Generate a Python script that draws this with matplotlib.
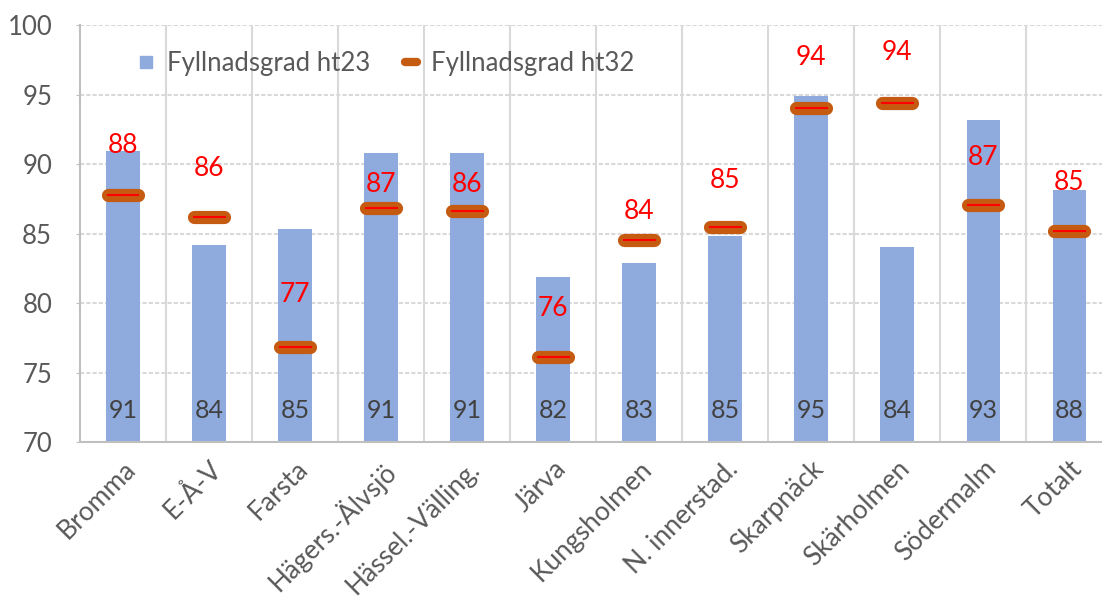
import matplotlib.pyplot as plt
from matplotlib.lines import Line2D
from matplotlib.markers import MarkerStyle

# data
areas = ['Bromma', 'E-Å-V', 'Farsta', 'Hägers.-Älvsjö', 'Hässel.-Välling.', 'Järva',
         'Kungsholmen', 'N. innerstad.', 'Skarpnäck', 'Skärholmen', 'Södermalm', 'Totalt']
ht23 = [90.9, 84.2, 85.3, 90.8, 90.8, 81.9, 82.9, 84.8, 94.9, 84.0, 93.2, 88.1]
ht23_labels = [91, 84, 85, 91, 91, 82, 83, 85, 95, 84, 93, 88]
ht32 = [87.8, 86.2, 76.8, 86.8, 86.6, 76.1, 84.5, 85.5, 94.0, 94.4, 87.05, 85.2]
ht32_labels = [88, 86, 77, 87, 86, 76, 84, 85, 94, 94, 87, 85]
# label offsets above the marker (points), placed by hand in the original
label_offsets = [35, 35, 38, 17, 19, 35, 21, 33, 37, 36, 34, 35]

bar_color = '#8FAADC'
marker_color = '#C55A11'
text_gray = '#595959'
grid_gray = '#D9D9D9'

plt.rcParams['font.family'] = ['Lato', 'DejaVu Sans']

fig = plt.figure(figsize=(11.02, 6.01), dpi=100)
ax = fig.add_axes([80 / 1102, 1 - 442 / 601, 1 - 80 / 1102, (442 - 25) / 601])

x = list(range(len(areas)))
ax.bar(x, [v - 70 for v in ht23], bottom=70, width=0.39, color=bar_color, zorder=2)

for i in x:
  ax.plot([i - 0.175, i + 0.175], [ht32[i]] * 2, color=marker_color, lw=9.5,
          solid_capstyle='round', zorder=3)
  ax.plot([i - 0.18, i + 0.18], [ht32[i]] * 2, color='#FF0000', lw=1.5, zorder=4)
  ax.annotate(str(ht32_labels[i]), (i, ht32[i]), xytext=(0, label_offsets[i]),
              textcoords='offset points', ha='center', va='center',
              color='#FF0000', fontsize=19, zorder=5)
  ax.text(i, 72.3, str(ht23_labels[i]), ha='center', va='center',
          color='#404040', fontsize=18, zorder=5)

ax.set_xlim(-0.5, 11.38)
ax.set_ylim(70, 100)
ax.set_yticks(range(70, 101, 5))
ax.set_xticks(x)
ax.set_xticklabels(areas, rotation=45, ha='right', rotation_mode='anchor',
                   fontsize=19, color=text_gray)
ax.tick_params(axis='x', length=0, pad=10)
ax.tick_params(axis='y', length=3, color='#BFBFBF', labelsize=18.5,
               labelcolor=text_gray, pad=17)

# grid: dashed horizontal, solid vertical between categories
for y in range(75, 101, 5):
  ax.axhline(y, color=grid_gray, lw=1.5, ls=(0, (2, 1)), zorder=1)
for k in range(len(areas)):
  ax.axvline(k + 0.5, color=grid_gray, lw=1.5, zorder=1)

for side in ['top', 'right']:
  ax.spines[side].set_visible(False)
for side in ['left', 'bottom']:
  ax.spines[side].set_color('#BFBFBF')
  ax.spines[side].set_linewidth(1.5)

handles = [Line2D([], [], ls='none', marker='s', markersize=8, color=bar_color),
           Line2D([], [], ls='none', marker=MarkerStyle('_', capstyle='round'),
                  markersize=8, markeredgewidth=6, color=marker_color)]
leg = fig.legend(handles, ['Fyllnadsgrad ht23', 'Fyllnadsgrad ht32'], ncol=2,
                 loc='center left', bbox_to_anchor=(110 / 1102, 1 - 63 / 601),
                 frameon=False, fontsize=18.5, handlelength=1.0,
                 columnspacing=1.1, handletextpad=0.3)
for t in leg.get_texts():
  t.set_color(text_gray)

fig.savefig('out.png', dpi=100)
━━━━━━━━━━━━━━━━
- _Written task_:
Transcribe all of the material exactly, leaving out whatever pictures it contains.

- _Written solution_:
Generate a Python script that draws this with matplotlib.
import matplotlib.pyplot as plt
from matplotlib.lines import Line2D
from matplotlib.markers import MarkerStyle

# data
areas = ['Bromma', 'E-Å-V', 'Farsta', 'Hägers.-Älvsjö', 'Hässel.-Välling.', 'Järva',
         'Kungsholmen', 'N. innerstad.', 'Skarpnäck', 'Skärholmen', 'Södermalm', 'Totalt']
ht23 = [90.9, 84.2, 85.3, 90.8, 90.8, 81.9, 82.9, 84.8, 94.9, 84.0, 93.2, 88.1]
ht23_labels = [91, 84, 85, 91, 91, 82, 83, 85, 95, 84, 93, 88]
ht32 = [87.8, 86.2, 76.8, 86.8, 86.6, 76.1, 84.5, 85.5, 94.0, 94.4, 87.05, 85.2]
ht32_labels = [88, 86, 77, 87, 86, 76, 84, 85, 94, 94, 87, 85]
# label offsets above the marker (points), placed by hand in the original
label_offsets = [35, 35, 38, 17, 19, 35, 21, 33, 37, 36, 34, 35]

bar_color = '#8FAADC'
marker_color = '#C55A11'
text_gray = '#595959'
grid_gray = '#D9D9D9'

plt.rcParams['font.family'] = ['Lato', 'DejaVu Sans']

fig = plt.figure(figsize=(11.02, 6.01), dpi=100)
ax = fig.add_axes([80 / 1102, 1 - 442 / 601, 1 - 80 / 1102, (442 - 25) / 601])

x = list(range(len(areas)))
ax.bar(x, [v - 70 for v in ht23], bottom=70, width=0.39, color=bar_color, zorder=2)

for i in x:
  ax.plot([i - 0.175, i + 0.175], [ht32[i]] * 2, color=marker_color, lw=9.5,
          solid_capstyle='round', zorder=3)
  ax.plot([i - 0.18, i + 0.18], [ht32[i]] * 2, color='#FF0000', lw=1.5, zorder=4)
  ax.annotate(str(ht32_labels[i]), (i, ht32[i]), xytext=(0, label_offsets[i]),
              textcoords='offset points', ha='center', va='center',
              color='#FF0000', fontsize=19, zorder=5)
  ax.text(i, 72.3, str(ht23_labels[i]), ha='center', va='center',
          color='#404040', fontsize=18, zorder=5)

ax.set_xlim(-0.5, 11.38)
ax.set_ylim(70, 100)
ax.set_yticks(range(70, 101, 5))
ax.set_xticks(x)
ax.set_xticklabels(areas, rotation=45, ha='right', rotation_mode='anchor',
                   fontsize=19, color=text_gray)
ax.tick_params(axis='x', length=0, pad=10)
ax.tick_params(axis='y', length=3, color='#BFBFBF', labelsize=18.5,
               labelcolor=text_gray, pad=17)

# grid: dashed horizontal, solid vertical between categories
for y in range(75, 101, 5):
  ax.axhline(y, color=grid_gray, lw=1.5, ls=(0, (2, 1)), zorder=1)
for k in range(len(areas)):
  ax.axvline(k + 0.5, color=grid_gray, lw=1.5, zorder=1)

for side in ['top', 'right']:
  ax.spines[side].set_visible(False)
for side in ['left', 'bottom']:
  ax.spines[side].set_color('#BFBFBF')
  ax.spines[side].set_linewidth(1.5)

handles = [Line2D([], [], ls='none', marker='s', markersize=8, color=bar_color),
           Line2D([], [], ls='none', marker=MarkerStyle('_', capstyle='round'),
                  markersize=8, markeredgewidth=6, color=marker_color)]
leg = fig.legend(handles, ['Fyllnadsgrad ht23', 'Fyllnadsgrad ht32'], ncol=2,
                 loc='center left', bbox_to_anchor=(110 / 1102, 1 - 63 / 601),
                 frameon=False, fontsize=18.5, handlelength=1.0,
                 columnspacing=1.1, handletextpad=0.3)
for t in leg.get_texts():
  t.set_color(text_gray)

fig.savefig('out.png', dpi=100)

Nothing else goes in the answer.